• [EXERCISE BRIEF] Exactly as written, quote every line that follows, skipping the images.

• [AVAILABLE DATA]
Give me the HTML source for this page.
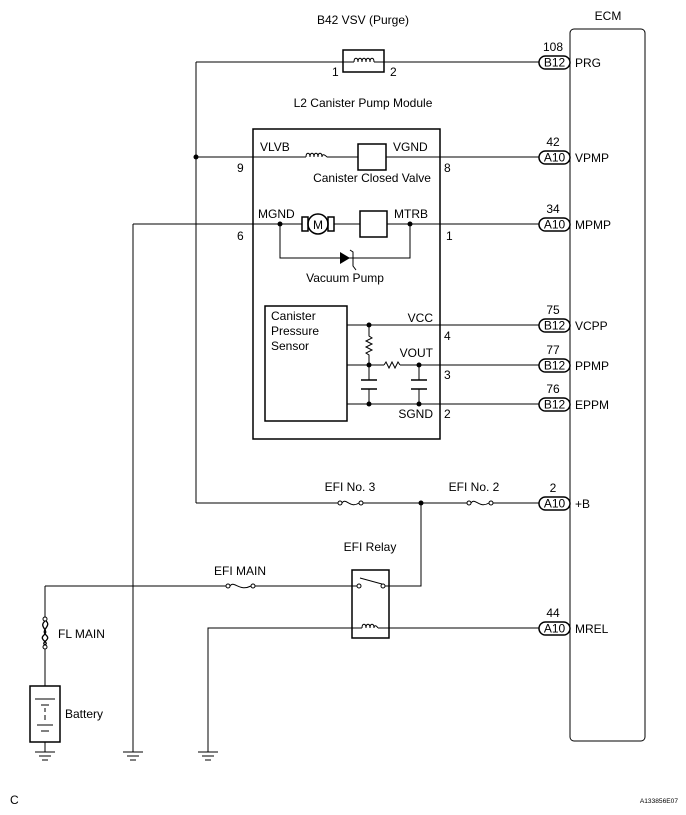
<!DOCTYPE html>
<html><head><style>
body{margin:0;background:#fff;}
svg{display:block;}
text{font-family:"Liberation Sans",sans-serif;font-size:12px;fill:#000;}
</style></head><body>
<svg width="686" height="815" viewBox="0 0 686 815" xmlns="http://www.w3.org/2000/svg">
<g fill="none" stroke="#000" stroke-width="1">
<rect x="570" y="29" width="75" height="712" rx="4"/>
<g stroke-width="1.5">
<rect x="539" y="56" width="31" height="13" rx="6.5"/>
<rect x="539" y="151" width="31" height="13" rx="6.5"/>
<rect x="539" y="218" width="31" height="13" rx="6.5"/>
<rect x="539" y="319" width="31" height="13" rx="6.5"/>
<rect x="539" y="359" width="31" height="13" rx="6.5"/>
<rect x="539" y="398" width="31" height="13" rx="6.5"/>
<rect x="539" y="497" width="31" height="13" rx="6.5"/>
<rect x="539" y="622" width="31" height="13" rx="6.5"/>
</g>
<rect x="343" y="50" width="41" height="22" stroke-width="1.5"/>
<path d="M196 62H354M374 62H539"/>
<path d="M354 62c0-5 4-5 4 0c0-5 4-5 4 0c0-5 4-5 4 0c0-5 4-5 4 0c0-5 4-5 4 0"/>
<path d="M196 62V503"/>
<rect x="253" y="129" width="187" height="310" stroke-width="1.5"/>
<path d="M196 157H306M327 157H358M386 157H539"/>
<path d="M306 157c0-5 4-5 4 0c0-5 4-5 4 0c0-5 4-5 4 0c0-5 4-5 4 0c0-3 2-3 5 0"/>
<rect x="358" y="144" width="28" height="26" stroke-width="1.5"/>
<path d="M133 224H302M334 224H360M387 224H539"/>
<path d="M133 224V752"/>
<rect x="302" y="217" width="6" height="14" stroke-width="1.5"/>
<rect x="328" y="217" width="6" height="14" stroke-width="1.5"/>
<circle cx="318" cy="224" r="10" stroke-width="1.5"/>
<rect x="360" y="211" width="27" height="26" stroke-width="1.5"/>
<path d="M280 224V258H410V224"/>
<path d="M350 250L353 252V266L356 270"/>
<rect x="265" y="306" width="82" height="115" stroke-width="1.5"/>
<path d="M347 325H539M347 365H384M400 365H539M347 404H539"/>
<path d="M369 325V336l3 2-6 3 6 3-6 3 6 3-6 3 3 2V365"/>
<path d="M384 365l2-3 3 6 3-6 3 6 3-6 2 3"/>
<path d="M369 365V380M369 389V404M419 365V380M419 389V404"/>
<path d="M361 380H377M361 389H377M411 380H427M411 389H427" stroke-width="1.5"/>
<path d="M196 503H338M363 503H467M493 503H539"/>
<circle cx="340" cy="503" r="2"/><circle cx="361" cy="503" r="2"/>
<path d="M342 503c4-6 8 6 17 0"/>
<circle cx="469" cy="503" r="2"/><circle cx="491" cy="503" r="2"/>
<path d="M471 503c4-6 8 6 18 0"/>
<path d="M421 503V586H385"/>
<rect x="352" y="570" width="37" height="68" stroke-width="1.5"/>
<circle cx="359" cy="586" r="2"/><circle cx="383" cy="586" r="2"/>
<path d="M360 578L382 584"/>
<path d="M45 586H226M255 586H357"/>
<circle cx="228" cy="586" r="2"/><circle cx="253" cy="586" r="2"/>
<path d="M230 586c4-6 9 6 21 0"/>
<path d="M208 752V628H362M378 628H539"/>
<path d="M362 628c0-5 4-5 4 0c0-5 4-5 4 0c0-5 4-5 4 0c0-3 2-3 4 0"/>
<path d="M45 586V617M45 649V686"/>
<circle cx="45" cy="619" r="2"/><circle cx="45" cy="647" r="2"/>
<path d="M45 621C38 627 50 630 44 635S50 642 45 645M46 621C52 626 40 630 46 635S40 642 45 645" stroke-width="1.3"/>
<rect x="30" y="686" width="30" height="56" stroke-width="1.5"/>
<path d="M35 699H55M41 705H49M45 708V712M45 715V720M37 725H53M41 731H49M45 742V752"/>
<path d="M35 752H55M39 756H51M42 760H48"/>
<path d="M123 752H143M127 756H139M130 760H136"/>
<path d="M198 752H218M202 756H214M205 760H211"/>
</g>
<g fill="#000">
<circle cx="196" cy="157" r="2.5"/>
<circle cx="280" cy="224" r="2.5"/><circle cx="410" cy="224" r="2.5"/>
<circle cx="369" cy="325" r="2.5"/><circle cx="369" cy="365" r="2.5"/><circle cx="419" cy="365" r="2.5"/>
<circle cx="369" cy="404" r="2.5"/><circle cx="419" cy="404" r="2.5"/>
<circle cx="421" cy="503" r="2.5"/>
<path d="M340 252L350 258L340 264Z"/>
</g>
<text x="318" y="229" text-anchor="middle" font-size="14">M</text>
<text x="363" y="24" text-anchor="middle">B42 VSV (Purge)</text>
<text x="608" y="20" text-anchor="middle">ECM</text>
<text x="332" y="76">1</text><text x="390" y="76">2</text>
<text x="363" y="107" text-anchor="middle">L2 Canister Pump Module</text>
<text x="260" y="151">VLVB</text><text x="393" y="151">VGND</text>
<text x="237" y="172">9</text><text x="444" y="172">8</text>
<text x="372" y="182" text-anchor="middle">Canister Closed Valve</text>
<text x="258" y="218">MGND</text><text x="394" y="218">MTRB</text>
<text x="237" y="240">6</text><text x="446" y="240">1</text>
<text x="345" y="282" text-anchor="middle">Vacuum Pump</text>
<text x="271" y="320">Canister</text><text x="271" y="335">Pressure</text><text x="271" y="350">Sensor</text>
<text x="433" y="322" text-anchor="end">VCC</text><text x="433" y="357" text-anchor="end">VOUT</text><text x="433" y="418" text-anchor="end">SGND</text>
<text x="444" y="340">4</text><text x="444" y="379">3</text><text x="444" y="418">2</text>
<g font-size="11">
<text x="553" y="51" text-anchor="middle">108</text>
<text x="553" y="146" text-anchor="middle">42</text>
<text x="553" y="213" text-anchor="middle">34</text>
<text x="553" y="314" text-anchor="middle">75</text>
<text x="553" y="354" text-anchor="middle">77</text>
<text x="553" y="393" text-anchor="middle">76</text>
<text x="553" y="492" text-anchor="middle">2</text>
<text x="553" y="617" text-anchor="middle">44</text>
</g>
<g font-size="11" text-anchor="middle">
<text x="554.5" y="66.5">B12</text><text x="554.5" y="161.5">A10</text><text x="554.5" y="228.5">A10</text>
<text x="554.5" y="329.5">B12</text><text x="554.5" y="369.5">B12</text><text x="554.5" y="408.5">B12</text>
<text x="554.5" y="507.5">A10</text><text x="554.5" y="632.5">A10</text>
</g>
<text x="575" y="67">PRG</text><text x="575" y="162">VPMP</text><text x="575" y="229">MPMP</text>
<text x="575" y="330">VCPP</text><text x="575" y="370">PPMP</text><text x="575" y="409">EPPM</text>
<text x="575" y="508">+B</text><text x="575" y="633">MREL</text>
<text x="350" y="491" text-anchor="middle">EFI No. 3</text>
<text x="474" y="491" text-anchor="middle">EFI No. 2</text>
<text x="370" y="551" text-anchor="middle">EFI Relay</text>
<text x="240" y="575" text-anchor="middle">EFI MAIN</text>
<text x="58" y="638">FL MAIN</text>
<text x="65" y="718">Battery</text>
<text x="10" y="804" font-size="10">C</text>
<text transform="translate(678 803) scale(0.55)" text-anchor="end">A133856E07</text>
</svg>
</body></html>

• [WRITTEN SOLUTION]
Give me the HTML source for this page.
<!DOCTYPE html>
<html><head><style>
body{margin:0;background:#fff;}
svg{display:block;}
text{font-family:"Liberation Sans",sans-serif;font-size:12px;fill:#000;}
</style></head><body>
<svg width="686" height="815" viewBox="0 0 686 815" xmlns="http://www.w3.org/2000/svg">
<g fill="none" stroke="#000" stroke-width="1">
<rect x="570" y="29" width="75" height="712" rx="4"/>
<g stroke-width="1.5">
<rect x="539" y="56" width="31" height="13" rx="6.5"/>
<rect x="539" y="151" width="31" height="13" rx="6.5"/>
<rect x="539" y="218" width="31" height="13" rx="6.5"/>
<rect x="539" y="319" width="31" height="13" rx="6.5"/>
<rect x="539" y="359" width="31" height="13" rx="6.5"/>
<rect x="539" y="398" width="31" height="13" rx="6.5"/>
<rect x="539" y="497" width="31" height="13" rx="6.5"/>
<rect x="539" y="622" width="31" height="13" rx="6.5"/>
</g>
<rect x="343" y="50" width="41" height="22" stroke-width="1.5"/>
<path d="M196 62H354M374 62H539"/>
<path d="M354 62c0-5 4-5 4 0c0-5 4-5 4 0c0-5 4-5 4 0c0-5 4-5 4 0c0-5 4-5 4 0"/>
<path d="M196 62V503"/>
<rect x="253" y="129" width="187" height="310" stroke-width="1.5"/>
<path d="M196 157H306M327 157H358M386 157H539"/>
<path d="M306 157c0-5 4-5 4 0c0-5 4-5 4 0c0-5 4-5 4 0c0-5 4-5 4 0c0-3 2-3 5 0"/>
<rect x="358" y="144" width="28" height="26" stroke-width="1.5"/>
<path d="M133 224H302M334 224H360M387 224H539"/>
<path d="M133 224V752"/>
<rect x="302" y="217" width="6" height="14" stroke-width="1.5"/>
<rect x="328" y="217" width="6" height="14" stroke-width="1.5"/>
<circle cx="318" cy="224" r="10" stroke-width="1.5"/>
<rect x="360" y="211" width="27" height="26" stroke-width="1.5"/>
<path d="M280 224V258H410V224"/>
<path d="M350 250L353 252V266L356 270"/>
<rect x="265" y="306" width="82" height="115" stroke-width="1.5"/>
<path d="M347 325H539M347 365H384M400 365H539M347 404H539"/>
<path d="M369 325V336l3 2-6 3 6 3-6 3 6 3-6 3 3 2V365"/>
<path d="M384 365l2-3 3 6 3-6 3 6 3-6 2 3"/>
<path d="M369 365V380M369 389V404M419 365V380M419 389V404"/>
<path d="M361 380H377M361 389H377M411 380H427M411 389H427" stroke-width="1.5"/>
<path d="M196 503H338M363 503H467M493 503H539"/>
<circle cx="340" cy="503" r="2"/><circle cx="361" cy="503" r="2"/>
<path d="M342 503c4-6 8 6 17 0"/>
<circle cx="469" cy="503" r="2"/><circle cx="491" cy="503" r="2"/>
<path d="M471 503c4-6 8 6 18 0"/>
<path d="M421 503V586H385"/>
<rect x="352" y="570" width="37" height="68" stroke-width="1.5"/>
<circle cx="359" cy="586" r="2"/><circle cx="383" cy="586" r="2"/>
<path d="M360 578L382 584"/>
<path d="M45 586H226M255 586H357"/>
<circle cx="228" cy="586" r="2"/><circle cx="253" cy="586" r="2"/>
<path d="M230 586c4-6 9 6 21 0"/>
<path d="M208 752V628H362M378 628H539"/>
<path d="M362 628c0-5 4-5 4 0c0-5 4-5 4 0c0-5 4-5 4 0c0-3 2-3 4 0"/>
<path d="M45 586V617M45 649V686"/>
<circle cx="45" cy="619" r="2"/><circle cx="45" cy="647" r="2"/>
<path d="M45 621C38 627 50 630 44 635S50 642 45 645M46 621C52 626 40 630 46 635S40 642 45 645" stroke-width="1.3"/>
<rect x="30" y="686" width="30" height="56" stroke-width="1.5"/>
<path d="M35 699H55M41 705H49M45 708V712M45 715V720M37 725H53M41 731H49M45 742V752"/>
<path d="M35 752H55M39 756H51M42 760H48"/>
<path d="M123 752H143M127 756H139M130 760H136"/>
<path d="M198 752H218M202 756H214M205 760H211"/>
</g>
<g fill="#000">
<circle cx="196" cy="157" r="2.5"/>
<circle cx="280" cy="224" r="2.5"/><circle cx="410" cy="224" r="2.5"/>
<circle cx="369" cy="325" r="2.5"/><circle cx="369" cy="365" r="2.5"/><circle cx="419" cy="365" r="2.5"/>
<circle cx="369" cy="404" r="2.5"/><circle cx="419" cy="404" r="2.5"/>
<circle cx="421" cy="503" r="2.5"/>
<path d="M340 252L350 258L340 264Z"/>
</g>
<text x="318" y="229" text-anchor="middle" font-size="14">M</text>
<text x="363" y="24" text-anchor="middle">B42 VSV (Purge)</text>
<text x="608" y="20" text-anchor="middle">ECM</text>
<text x="332" y="76">1</text><text x="390" y="76">2</text>
<text x="363" y="107" text-anchor="middle">L2 Canister Pump Module</text>
<text x="260" y="151">VLVB</text><text x="393" y="151">VGND</text>
<text x="237" y="172">9</text><text x="444" y="172">8</text>
<text x="372" y="182" text-anchor="middle">Canister Closed Valve</text>
<text x="258" y="218">MGND</text><text x="394" y="218">MTRB</text>
<text x="237" y="240">6</text><text x="446" y="240">1</text>
<text x="345" y="282" text-anchor="middle">Vacuum Pump</text>
<text x="271" y="320">Canister</text><text x="271" y="335">Pressure</text><text x="271" y="350">Sensor</text>
<text x="433" y="322" text-anchor="end">VCC</text><text x="433" y="357" text-anchor="end">VOUT</text><text x="433" y="418" text-anchor="end">SGND</text>
<text x="444" y="340">4</text><text x="444" y="379">3</text><text x="444" y="418">2</text>
<g font-size="11">
<text x="553" y="51" text-anchor="middle">108</text>
<text x="553" y="146" text-anchor="middle">42</text>
<text x="553" y="213" text-anchor="middle">34</text>
<text x="553" y="314" text-anchor="middle">75</text>
<text x="553" y="354" text-anchor="middle">77</text>
<text x="553" y="393" text-anchor="middle">76</text>
<text x="553" y="492" text-anchor="middle">2</text>
<text x="553" y="617" text-anchor="middle">44</text>
</g>
<g font-size="11" text-anchor="middle">
<text x="554.5" y="66.5">B12</text><text x="554.5" y="161.5">A10</text><text x="554.5" y="228.5">A10</text>
<text x="554.5" y="329.5">B12</text><text x="554.5" y="369.5">B12</text><text x="554.5" y="408.5">B12</text>
<text x="554.5" y="507.5">A10</text><text x="554.5" y="632.5">A10</text>
</g>
<text x="575" y="67">PRG</text><text x="575" y="162">VPMP</text><text x="575" y="229">MPMP</text>
<text x="575" y="330">VCPP</text><text x="575" y="370">PPMP</text><text x="575" y="409">EPPM</text>
<text x="575" y="508">+B</text><text x="575" y="633">MREL</text>
<text x="350" y="491" text-anchor="middle">EFI No. 3</text>
<text x="474" y="491" text-anchor="middle">EFI No. 2</text>
<text x="370" y="551" text-anchor="middle">EFI Relay</text>
<text x="240" y="575" text-anchor="middle">EFI MAIN</text>
<text x="58" y="638">FL MAIN</text>
<text x="65" y="718">Battery</text>
<text x="10" y="804" font-size="10">C</text>
<text transform="translate(678 803) scale(0.55)" text-anchor="end">A133856E07</text>
</svg>
</body></html>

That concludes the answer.